The draft law further recommended that each list wins a number of seats in accordance with the proportion of the votes it secures out of the total number of valid votes. The rest of the seats are distributed across other lists based on the votes they secure.
During the PA elections, eligible voters will vote twice on two different ballots, once for a list and a second time for an individual candidate.
The Cassation Court will probe seats whose legitimacy is contested and legal challenges must be presented within 30 days of the announcement of results. Rulings are to be issued within 90 days.
Like the Democratic Front Party, El-Tagammu objected to the election of two thirds of the PA through the individual system, accusing the SCAF of allowing not allowing equal opportunities.
“Those refusing the law should first understand that if lists are applied on both sides [since individual candidates will also be allowed to form lists], individual candidates will gain more votes as their number surpasses those of political parties,” Rabie argued.
“To put it simply, any group of people can gather and form a list to compete with parties,” he added.
Rabie further said that the best scenario to guarantee equal opportunity for all is to apply the two systems evenly, allocating 50 percent of the seats to each system.
National Association for Change (NAC) member George Ishaq also said that his group rejects the law.
“We call for amending the constitution first … [and] drafting a law that allows [newly established and] small political parties to be represented in the PA,” Ishaq told DNE.
The draft law also retained the 50 percent quota for workers and peasants.
El-Tagammu argues that this article in the law has always been manipulated, which enabled individuals who are neither farmers not workers to join the PA under this umbrella.

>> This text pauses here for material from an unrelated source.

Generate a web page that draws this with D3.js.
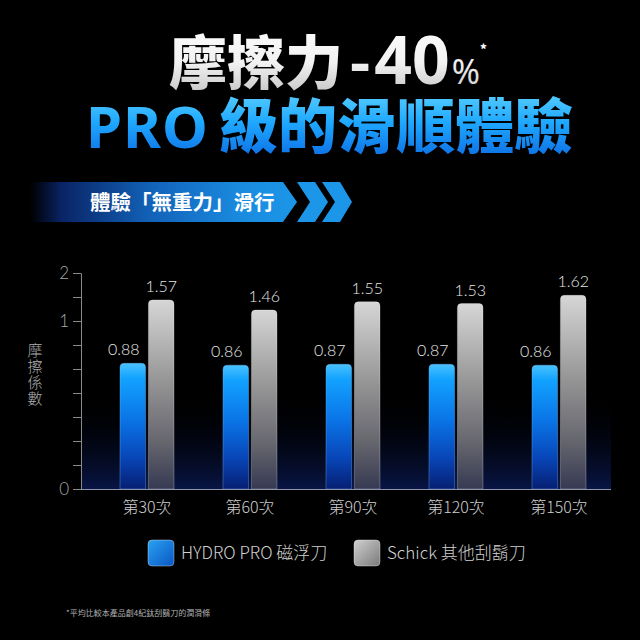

Meanwhile, member of the Coalition of the Youth of the Revolution Abdel-Rahman Samir told DNE that the group has not yet decided on its stance towards the modified law.
Similarly, the Muslim Brotherhood (MB) group has not yet officially responded to the amended law.
“There is currently a legal committee studying the law. In general, we welcome the fact that it is open to public debate,” official MB spokesman Essam El-Erian told DNE.
Even though the constitutional decree announced by the SCAF on March 30 dictated the law was to specify the number of constituencies in the country, the draft law made no mentioned of that.